Microsoft’s new mobile operating system (OS), Windows Phone 7, is a vast improvement over its current OS, Windows Mobile 6.5. The Windows Phone 7 requires minimal hardware, namely 4 GB Flash on 256 MB of RAM, WiFi (802.11 b/g), an accelerometer, a compass, multi-touch capacity screen (WVGA resolution (800×480 pixels)), and GPS sensors (1). The Windows Phone 7 will also only accept applications that are built in Silverlight, XNA, and .Net, and applications will be supported only through Microsoft’s Marketplace. Testing of the new mobile OS is already underway on devices from Dell, Garmin-Asus, HP, Dell, Samsung, Toshiba, Sony Ericsson, HTC, and LG.
The list of application developers is exciting: The Associated Press, Fandango, Match.com, Photobucket, Electronic Arts, as well as Microsoft Game Studios (i.e., Xbox Live) are all lining up to collaborate with Microsoft’s new OS. Six “hubs,” or common user actions, are set up on the system, including People, Pictures, Music and Video, Games, Office, and Marketplace. These hubs are presented as simple tiles on the home screen. There is also a camera button included on the system, which turns on a device that takes and stores pictures.

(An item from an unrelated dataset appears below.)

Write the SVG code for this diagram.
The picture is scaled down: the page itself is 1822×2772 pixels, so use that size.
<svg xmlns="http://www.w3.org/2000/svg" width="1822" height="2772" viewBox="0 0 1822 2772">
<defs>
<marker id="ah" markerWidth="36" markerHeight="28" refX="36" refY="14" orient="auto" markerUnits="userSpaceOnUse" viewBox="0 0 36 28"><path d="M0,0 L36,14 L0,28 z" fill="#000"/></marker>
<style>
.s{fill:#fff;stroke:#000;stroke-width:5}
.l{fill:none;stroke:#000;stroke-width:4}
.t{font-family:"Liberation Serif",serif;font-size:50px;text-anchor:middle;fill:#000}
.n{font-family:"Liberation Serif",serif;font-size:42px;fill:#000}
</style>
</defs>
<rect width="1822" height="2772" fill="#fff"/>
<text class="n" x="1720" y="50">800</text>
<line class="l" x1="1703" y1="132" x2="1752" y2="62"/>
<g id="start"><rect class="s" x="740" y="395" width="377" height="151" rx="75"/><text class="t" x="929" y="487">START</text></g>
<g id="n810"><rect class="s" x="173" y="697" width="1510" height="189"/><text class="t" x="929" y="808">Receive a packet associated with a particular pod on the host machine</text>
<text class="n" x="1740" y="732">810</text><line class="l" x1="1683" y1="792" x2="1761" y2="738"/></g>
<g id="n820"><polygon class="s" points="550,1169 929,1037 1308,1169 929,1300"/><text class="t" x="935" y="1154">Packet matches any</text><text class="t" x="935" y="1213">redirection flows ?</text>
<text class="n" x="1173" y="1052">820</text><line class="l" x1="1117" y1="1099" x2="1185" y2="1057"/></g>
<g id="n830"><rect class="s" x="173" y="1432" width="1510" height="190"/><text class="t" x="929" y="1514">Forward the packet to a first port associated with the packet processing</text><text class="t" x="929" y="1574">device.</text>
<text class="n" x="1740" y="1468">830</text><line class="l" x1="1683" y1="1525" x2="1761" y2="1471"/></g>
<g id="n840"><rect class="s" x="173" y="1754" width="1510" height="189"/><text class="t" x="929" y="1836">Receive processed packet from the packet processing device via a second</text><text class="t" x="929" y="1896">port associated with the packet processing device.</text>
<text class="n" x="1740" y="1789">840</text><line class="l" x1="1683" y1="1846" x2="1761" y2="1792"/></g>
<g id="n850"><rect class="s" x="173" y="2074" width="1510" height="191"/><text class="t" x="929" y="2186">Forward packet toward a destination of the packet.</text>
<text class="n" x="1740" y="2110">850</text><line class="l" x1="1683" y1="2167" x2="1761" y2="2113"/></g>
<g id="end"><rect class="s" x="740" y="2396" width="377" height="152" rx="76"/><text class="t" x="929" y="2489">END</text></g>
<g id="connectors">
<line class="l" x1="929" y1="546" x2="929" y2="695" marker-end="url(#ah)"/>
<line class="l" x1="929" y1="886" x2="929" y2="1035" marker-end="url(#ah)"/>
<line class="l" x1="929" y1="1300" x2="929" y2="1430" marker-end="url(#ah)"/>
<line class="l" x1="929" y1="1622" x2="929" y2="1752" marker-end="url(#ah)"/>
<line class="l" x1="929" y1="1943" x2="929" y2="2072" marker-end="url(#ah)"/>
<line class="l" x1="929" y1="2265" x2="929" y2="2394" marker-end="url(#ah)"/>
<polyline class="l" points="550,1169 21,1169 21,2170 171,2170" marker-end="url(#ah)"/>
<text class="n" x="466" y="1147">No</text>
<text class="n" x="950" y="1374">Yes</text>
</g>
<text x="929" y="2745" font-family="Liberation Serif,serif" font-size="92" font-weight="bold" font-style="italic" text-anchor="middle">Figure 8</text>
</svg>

Unfortunately, what the Windows Phone 7 will not offer is multitasking, which is the ability to run multiple third-party applications at one time (2). This may place Microsoft at a disadvantage to Apple and its iPhone 4; while the iPhone 4 does have an issue with its antenna, it is advertised as capable of running third-party applications without slowing down the system or draining the battery. Windows Phone 7 will still be capable of running some firmware applications in the background, however.
Unlike the Apple iPhone 4, though, which only allows users to partner with AT&T as a carrier, the Windows Phone 7 has partnerships with not only AT&T, but Sprint, Verizon, Vodafone, T-Mobile USA, SFR, Telecom Italia, Orange, Deutsch Telecom, Telefonica, and Telstra (3). This may place Microsoft at a clear advantage to Apple, especially with AT&T no longer offering unlimited data streaming for one low price.
There are other features of the Windows Phone 7 that make it marketable. On the Pictures hub, one can see not only the pictures that have been taken, but also the ones that have been sent via social media platforms like Facebook (Twitter and MySpace will not yet be available). Pictures sent by social network friends can be extracted and saved. On the People hub, social network status updates can be obtained for contacts. E-mail is considerably easier to scan through on Windows Phone 7 compared with Windows Phone 6.5. On the Office hub, Microsoft’s Word, Excel, Powerpoint, OneNote (for recording audio), and Sharepoint programs are all integrated. One can create and store documents on SkyDrive, and then access those files from any WiFi-ready computer. The OS browser program is Bing.
Microsoft’s Windows Phone 7 is currently still in its testing phases, but should be released soon.